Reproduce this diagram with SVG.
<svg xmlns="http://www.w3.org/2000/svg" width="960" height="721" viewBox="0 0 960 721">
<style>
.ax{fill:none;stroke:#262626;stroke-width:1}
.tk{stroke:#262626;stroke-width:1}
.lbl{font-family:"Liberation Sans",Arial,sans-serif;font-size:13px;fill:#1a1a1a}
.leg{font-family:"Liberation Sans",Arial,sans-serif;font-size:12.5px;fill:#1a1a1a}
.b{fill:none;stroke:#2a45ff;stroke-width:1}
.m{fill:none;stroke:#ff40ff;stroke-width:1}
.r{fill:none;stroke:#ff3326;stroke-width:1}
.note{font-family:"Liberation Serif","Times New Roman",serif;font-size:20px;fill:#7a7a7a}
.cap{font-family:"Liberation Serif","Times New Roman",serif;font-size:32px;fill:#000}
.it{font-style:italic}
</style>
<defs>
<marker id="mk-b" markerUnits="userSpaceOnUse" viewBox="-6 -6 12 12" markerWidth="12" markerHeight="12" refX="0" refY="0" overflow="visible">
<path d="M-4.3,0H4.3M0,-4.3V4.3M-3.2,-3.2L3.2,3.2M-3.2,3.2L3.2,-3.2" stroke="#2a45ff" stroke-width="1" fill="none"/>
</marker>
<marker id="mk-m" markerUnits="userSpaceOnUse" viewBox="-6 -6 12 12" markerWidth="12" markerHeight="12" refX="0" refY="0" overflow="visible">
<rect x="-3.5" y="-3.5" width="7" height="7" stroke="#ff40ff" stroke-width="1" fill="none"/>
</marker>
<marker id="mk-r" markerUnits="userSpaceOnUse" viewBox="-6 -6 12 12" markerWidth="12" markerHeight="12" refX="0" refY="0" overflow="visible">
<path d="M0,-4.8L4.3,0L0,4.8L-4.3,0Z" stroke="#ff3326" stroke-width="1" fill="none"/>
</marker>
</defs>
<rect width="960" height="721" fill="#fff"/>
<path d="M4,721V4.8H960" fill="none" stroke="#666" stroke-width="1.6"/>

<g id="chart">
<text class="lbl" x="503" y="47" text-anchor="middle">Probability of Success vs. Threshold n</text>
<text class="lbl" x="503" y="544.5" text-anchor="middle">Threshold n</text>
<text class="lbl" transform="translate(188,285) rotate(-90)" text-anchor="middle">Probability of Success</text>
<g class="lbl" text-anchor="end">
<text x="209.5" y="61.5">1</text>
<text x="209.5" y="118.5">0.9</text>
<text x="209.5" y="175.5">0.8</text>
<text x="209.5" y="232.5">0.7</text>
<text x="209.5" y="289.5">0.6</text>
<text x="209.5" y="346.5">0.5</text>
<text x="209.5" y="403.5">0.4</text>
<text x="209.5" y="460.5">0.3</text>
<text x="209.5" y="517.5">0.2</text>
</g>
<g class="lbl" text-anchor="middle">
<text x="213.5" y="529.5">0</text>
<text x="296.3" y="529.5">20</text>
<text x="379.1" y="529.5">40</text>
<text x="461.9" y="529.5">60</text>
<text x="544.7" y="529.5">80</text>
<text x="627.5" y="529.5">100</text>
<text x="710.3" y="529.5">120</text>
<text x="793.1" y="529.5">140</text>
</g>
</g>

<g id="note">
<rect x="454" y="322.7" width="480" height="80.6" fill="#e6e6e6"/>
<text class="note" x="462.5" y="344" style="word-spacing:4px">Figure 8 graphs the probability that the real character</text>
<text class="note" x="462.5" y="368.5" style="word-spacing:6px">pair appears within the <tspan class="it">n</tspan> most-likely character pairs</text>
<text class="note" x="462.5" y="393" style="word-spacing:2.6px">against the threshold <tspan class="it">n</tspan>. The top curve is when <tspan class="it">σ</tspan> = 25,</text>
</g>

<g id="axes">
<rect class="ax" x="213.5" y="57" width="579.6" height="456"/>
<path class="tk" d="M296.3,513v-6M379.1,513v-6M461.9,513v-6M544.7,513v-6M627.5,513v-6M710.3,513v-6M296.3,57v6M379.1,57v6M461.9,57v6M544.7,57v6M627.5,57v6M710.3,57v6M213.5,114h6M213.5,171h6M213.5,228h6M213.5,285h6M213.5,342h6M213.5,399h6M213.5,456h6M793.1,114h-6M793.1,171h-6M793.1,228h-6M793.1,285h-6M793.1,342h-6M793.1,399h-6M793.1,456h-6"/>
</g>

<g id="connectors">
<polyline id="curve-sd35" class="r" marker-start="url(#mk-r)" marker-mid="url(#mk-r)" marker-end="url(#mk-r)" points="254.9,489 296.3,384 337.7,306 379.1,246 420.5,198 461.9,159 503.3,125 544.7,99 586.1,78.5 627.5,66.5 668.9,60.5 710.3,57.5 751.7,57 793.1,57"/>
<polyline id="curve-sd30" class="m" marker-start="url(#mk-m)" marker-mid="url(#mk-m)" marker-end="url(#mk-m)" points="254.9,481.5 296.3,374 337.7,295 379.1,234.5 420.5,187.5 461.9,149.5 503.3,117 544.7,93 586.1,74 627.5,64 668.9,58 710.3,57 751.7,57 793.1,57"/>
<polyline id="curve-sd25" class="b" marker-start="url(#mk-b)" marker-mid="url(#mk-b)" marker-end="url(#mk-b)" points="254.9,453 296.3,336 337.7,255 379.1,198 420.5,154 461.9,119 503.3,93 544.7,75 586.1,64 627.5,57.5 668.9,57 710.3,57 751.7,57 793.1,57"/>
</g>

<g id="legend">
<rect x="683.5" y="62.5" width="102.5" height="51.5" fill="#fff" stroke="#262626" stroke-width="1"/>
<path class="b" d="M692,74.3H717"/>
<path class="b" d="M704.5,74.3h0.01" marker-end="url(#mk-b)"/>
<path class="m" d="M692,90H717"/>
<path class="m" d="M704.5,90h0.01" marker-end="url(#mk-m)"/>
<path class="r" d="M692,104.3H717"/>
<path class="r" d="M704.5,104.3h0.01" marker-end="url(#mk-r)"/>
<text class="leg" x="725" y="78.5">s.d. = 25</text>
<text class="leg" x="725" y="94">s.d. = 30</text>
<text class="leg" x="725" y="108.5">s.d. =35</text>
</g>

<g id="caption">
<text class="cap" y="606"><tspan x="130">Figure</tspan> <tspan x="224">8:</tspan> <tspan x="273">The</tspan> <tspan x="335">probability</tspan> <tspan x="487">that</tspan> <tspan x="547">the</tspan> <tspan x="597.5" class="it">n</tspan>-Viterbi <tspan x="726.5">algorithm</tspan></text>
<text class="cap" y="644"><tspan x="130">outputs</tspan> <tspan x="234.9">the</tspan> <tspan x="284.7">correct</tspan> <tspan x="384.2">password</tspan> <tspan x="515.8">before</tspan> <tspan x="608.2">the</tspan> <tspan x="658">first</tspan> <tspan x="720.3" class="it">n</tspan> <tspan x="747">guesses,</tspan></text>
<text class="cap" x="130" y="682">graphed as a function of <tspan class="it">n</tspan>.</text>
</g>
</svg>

++++++++++

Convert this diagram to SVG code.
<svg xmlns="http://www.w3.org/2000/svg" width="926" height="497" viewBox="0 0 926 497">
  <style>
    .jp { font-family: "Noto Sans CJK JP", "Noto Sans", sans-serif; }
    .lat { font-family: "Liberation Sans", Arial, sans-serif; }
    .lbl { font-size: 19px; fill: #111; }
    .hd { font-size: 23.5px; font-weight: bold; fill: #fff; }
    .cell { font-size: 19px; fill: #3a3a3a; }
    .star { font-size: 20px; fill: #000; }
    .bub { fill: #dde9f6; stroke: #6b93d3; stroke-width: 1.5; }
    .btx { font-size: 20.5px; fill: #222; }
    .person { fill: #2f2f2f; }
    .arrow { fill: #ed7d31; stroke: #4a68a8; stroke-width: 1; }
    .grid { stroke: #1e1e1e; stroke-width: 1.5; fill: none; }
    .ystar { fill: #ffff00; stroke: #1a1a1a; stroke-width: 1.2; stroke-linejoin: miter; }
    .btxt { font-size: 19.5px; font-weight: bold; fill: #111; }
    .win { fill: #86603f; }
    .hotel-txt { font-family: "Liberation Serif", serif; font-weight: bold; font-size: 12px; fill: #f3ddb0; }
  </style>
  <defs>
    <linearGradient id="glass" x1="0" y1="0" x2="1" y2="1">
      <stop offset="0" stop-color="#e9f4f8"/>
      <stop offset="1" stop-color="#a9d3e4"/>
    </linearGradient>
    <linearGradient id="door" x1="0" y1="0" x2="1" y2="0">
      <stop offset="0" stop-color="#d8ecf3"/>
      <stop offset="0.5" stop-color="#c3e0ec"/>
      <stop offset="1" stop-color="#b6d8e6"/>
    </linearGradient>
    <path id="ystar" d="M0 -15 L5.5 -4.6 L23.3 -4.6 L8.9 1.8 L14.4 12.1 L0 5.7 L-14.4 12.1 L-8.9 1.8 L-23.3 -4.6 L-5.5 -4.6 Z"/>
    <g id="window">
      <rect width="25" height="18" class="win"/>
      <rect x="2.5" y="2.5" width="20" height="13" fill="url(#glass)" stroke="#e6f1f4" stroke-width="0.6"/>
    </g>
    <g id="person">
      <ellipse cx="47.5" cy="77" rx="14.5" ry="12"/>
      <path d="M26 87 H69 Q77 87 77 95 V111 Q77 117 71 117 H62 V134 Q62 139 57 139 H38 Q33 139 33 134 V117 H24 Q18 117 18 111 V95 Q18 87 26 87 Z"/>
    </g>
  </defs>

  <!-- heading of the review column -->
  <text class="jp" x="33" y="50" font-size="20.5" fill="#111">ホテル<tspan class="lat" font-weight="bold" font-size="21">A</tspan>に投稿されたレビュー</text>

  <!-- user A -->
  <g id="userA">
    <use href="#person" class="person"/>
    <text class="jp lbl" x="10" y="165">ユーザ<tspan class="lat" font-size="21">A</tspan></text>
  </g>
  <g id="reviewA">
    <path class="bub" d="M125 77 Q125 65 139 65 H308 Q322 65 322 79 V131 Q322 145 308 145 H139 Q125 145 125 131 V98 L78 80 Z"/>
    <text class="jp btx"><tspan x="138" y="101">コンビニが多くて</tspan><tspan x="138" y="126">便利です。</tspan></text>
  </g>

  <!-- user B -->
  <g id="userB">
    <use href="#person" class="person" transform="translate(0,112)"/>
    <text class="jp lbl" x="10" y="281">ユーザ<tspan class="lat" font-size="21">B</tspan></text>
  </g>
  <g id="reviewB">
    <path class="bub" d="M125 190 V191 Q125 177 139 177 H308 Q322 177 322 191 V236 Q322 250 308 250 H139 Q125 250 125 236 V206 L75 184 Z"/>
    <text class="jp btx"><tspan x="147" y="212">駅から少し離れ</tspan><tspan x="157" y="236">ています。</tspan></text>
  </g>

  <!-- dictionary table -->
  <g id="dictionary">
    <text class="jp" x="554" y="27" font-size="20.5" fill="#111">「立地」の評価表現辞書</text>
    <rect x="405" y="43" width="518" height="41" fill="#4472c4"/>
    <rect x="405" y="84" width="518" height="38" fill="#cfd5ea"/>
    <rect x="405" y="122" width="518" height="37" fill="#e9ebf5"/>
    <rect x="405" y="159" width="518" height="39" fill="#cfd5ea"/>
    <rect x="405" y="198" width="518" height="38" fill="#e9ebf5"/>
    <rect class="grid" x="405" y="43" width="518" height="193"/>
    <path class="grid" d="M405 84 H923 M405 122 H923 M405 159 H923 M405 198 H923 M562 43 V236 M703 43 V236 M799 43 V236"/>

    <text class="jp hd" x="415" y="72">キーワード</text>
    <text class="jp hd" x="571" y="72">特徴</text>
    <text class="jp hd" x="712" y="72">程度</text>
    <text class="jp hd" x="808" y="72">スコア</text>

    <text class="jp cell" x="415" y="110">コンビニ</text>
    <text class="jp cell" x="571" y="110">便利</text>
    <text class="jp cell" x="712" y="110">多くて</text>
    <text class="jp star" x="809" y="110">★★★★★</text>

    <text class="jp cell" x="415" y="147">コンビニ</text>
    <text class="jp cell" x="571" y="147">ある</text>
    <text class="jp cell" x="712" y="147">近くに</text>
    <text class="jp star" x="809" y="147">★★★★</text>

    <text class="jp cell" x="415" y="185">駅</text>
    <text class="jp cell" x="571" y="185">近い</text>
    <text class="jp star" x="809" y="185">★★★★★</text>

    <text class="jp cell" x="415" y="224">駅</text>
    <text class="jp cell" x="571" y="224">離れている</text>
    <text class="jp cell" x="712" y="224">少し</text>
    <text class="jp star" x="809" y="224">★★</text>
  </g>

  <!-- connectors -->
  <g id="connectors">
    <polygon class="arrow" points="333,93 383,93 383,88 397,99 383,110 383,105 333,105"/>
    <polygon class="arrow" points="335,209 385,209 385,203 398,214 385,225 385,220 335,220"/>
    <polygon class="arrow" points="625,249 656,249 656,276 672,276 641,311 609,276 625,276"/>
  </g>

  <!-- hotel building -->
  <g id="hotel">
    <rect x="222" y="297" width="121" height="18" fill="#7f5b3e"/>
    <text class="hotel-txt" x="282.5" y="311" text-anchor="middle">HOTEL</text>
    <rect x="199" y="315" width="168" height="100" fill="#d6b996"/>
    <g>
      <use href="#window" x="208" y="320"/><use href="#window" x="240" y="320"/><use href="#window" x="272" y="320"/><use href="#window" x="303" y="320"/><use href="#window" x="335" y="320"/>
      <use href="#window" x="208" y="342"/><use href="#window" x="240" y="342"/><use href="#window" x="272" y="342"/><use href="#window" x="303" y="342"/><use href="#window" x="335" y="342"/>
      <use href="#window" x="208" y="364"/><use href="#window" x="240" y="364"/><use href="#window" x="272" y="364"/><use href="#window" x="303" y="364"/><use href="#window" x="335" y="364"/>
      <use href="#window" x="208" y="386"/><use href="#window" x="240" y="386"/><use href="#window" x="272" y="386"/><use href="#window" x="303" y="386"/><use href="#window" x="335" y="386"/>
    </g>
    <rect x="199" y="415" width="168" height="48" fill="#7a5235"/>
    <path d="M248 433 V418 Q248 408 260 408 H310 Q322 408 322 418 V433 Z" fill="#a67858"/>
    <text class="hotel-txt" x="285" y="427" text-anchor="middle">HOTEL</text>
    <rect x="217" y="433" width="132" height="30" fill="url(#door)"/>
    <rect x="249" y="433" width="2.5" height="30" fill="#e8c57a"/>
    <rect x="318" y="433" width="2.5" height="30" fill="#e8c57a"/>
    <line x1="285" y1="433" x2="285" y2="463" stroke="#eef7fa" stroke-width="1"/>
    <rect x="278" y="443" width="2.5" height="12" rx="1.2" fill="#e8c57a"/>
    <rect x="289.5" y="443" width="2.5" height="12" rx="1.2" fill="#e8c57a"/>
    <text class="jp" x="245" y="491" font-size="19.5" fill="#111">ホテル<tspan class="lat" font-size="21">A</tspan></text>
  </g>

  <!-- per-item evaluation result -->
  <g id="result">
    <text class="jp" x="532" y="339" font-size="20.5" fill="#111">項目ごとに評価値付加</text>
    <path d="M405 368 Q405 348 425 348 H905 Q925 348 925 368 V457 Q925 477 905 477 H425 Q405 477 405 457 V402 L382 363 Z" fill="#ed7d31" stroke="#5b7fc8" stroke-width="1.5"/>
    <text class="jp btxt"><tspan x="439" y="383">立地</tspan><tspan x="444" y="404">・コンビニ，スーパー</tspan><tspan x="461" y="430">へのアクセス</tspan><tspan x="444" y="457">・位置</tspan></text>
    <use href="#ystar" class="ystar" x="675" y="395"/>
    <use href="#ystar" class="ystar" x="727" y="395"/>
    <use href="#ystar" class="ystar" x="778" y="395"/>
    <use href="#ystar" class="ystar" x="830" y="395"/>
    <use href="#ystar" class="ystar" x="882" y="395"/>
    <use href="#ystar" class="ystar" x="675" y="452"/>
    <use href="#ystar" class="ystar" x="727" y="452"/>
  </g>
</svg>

++++++++++

**Problem requirements**
Pull every line containing "this" out of the records.

**Answer below**
Reproduce this diagram with SVG.
Convert this diagram to SVG code.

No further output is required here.